Shape Memory Effect Controlled by Localized Flow of Liquid‐Like Atoms in Metallic Glass

ABSTRACT

Shape memory effect (SME) usually exists in crystalline alloys, polymers, ceramics, and their composites, induced by phase changes like Martensitic transformation and glass transition. Here, we report SME in metallic glasses (MGs) far below the glass transition temperatures. It is found that the recoverable strain of the trained MG, which reflects SME, increases with training temperature, stress, and time. The SME is interpreted as an intrinsic phenomenon of MGs, in which the local liquid‐like regions (LLRs) with viscosities of ∼10 ¹⁰ Pa s and surrounding elastic matrix serve as the switching and memorizing segments, respectively.
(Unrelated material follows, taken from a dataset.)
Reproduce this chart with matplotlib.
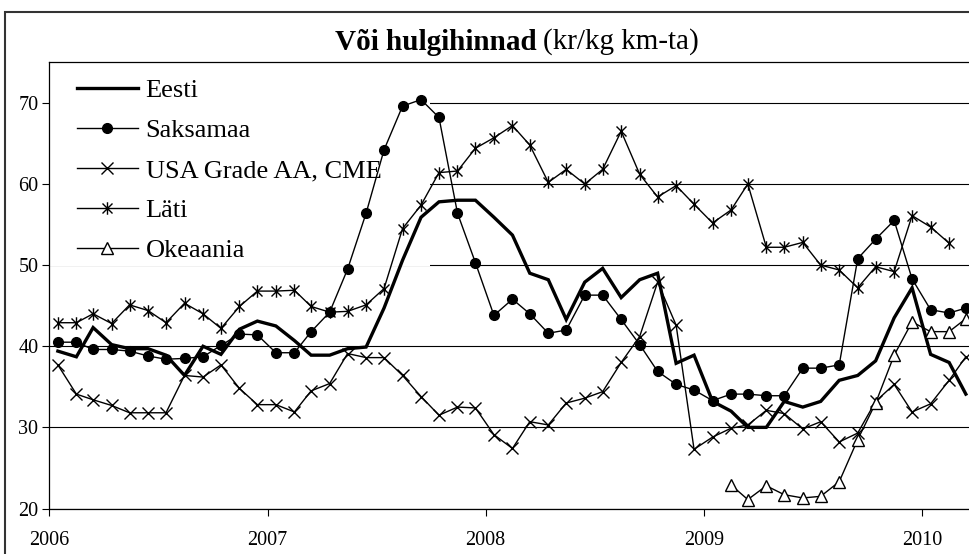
import matplotlib
matplotlib.use("Agg")
import matplotlib.pyplot as plt
import matplotlib.dates as mdates
import numpy as np
import pandas as pd
from matplotlib.path import Path
from matplotlib.patches import Rectangle
from matplotlib.lines import Line2D

# monthly wholesale butter prices, Jan 2006 .. Mar 2010 (kr/kg)
start = "2006-01-01"
n_months = 51

eesti = [39.4, 38.7, 42.3, 40.2, 39.7, 39.7, 38.9, 36.4, 40.0, 39.0, 42.1, 43.1,
         42.5, 40.7, 38.9, 38.9, 39.7, 39.9, 44.7, 50.6, 55.9, 57.8, 58.0, 58.0,
         55.9, 53.7, 49.0, 48.2, 43.3, 47.9, 49.6, 46.0, 48.2, 49.0, 37.9, 38.9,
         33.2, 32.0, 30.0, 30.0, 33.2, 32.5, 33.2, 35.8, 36.4, 38.2, 43.5, 47.2,
         39.0, 38.0, 34.1]

saksamaa = [40.5, 40.5, 39.6, 39.6, 39.4, 38.8, 38.4, 38.5, 38.7, 40.1, 41.5, 41.4,
            39.2, 39.2, 41.8, 44.2, 49.5, 56.4, 64.2, 69.6, 70.4, 68.2, 56.4, 50.3,
            43.8, 45.8, 44.0, 41.6, 42.0, 46.3, 46.3, 43.3, 40.2, 36.9, 35.3, 34.6,
            33.3, 34.1, 34.1, 33.9, 33.9, 37.3, 37.3, 37.7, 50.8, 53.2, 55.5, 48.3,
            44.5, 44.1, 44.7]

usa = [37.7, 34.1, 33.4, 32.7, 31.8, 31.8, 31.8, 36.4, 36.2, 37.7, 34.8, 32.8,
       32.8, 31.9, 34.5, 35.4, 39.1, 38.6, 38.6, 36.4, 33.8, 31.5, 32.5, 32.4,
       29.1, 27.4, 30.7, 30.3, 33.0, 33.6, 34.4, 38.0, 41.2, 47.9, 42.6, 27.3,
       28.8, 29.9, 30.3, 32.1, 31.7, 29.8, 30.7, 28.2, 29.3, 33.2, 35.3, 31.9,
       32.9, 35.8, 38.7]

lati = [42.9, 42.9, 44.0, 42.8, 45.1, 44.4, 42.9, 45.3, 44.0, 42.2, 44.9, 46.8,
        46.8, 46.9, 44.9, 44.2, 44.3, 45.1, 47.1, 54.5, 57.4, 61.4, 61.6, 64.4,
        65.7, 67.2, 64.8, 60.2, 61.8, 60.0, 61.8, 66.5, 61.2, 58.4, 59.8, 57.5,
        55.2, 56.8, 60.0, 52.2, 52.2, 52.8, 50.0, 49.4, 47.2, 49.8, 49.2, 56.1,
        54.7, 52.7]

# Okeaania starts in Feb 2009
okeaania_start = 37
okeaania = [22.9, 21.1, 22.8, 21.7, 21.3, 21.5, 23.3, 28.5, 33.0, 38.9, 43.0,
            41.8, 41.8, 43.4]

labels = ["Eesti", "Saksamaa", "USA Grade AA, CME", "Läti", "Okeaania"]
years = [2006, 2007, 2008, 2009, 2010]

W, H = 970, 554
plt.rcParams["font.family"] = ["Liberation Serif", "DejaVu Serif"]

dates = pd.date_range(start, periods=n_months, freq="MS") + pd.Timedelta(days=14)

# Excel-style star: x with a vertical bar
star = Path([(-1, -1), (1, 1), (-1, 1), (1, -1), (0, -1.25), (0, 1.25)],
            [Path.MOVETO, Path.LINETO, Path.MOVETO, Path.LINETO, Path.MOVETO, Path.LINETO])

fig = plt.figure(figsize=(W / 100, H / 100), dpi=100)
ax = fig.add_axes([49.5 / W, 1 - 508.5 / H, (976 - 49.5) / W, (508.5 - 62.3) / H])

lw = 1.0
ax.plot(dates, eesti, color="black", lw=2.4, zorder=3, solid_joinstyle="miter")
ax.plot(dates, saksamaa, color="black", lw=lw, marker="o", ms=7, zorder=3)
ax.plot(dates, usa, color="black", lw=lw, marker="x", ms=9, mew=1.0, zorder=3)
ax.plot(dates[:len(lati)], lati, color="black", lw=lw, marker=star, ms=9, mew=1.0,
        mfc="none", zorder=3)
ax.plot(dates[okeaania_start:okeaania_start + len(okeaania)], okeaania, color="black",
        lw=lw, marker="^", ms=8, mfc="white", mew=1.0, zorder=3)

ax.set_ylim(20, 75)
ax.set_xlim(pd.Timestamp("2006-01-01"), pd.Timestamp("2010-04-01"))
ax.set_yticks([20, 30, 40, 50, 60, 70])
ax.set_xticks([pd.Timestamp(f"{y}-01-01") for y in years])
ax.xaxis.set_major_formatter(mdates.DateFormatter("%Y"))
ax.grid(axis="y", color="black", lw=0.8)
ax.set_axisbelow(True)
ax.tick_params(axis="both", direction="out", length=5, width=0.8, labelsize=14.5, colors="black")
ax.tick_params(axis="x", pad=11)
ax.tick_params(axis="y", pad=3)
for s in ax.spines.values():
    s.set_linewidth(0.9)
    s.set_color("black")

# white box behind the legend, under the series
ax.add_patch(Rectangle((0, (508.5 - 266) / (508.5 - 62.3)), (430 - 49.5) / (976 - 49.5),
                       1, transform=ax.transAxes, facecolor="white", edgecolor="none",
                       zorder=1.5, clip_on=True))

handles = [
    Line2D([], [], color="black", lw=2.4),
    Line2D([], [], color="black", lw=lw, marker="o", ms=7),
    Line2D([], [], color="black", lw=lw, marker="x", ms=9),
    Line2D([], [], color="black", lw=lw, marker=star, ms=9, mfc="none"),
    Line2D([], [], color="black", lw=lw, marker="^", ms=8, mfc="white"),
]
leg = ax.legend(handles, labels, loc="upper left", bbox_to_anchor=(77 / W, 1 - 79 / H),
                bbox_transform=fig.transFigure, frameon=False, fontsize=19,
                handlelength=2.3, handletextpad=0.3, labelspacing=0.62,
                borderpad=0, borderaxespad=0)
leg.set_zorder(4)

fig.text(537 / W, 1 - 42 / H, "Või hulgihinnad", fontsize=21, fontweight="bold",
         ha="right", va="center")
fig.text(543 / W, 1 - 42 / H, "(kr/kg km-ta)", fontsize=21, ha="left", va="center")

# outer chart border
fig.add_artist(Rectangle((5 / W, -0.2), 1.2, 1.2 - 12 / H, transform=fig.transFigure,
                         facecolor="none", edgecolor="#333333", lw=1.5))

fig.savefig("out.png", dpi=100)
The activation of the LLRs, affected by deformation temperature and time in an Arrhenius‐type relation, involves the nonaffine displacement of solute atoms and the rearrangement of unstable medium‐range ordered (MRO) structure. In contrast, the recovery of the matrix containing more rigid MRO string‐like structure is mainly contributed by the reversible variation of short‐range atomic distance. Due to the instability of the LLRs, a transition from rejuvenation to aging appears during the shape memory (SM) process. The results reveal a new mechanism of SME linking to the dynamic structural heterogeneity of MGs and could be insightful for designing new types of glassy SM functional materials.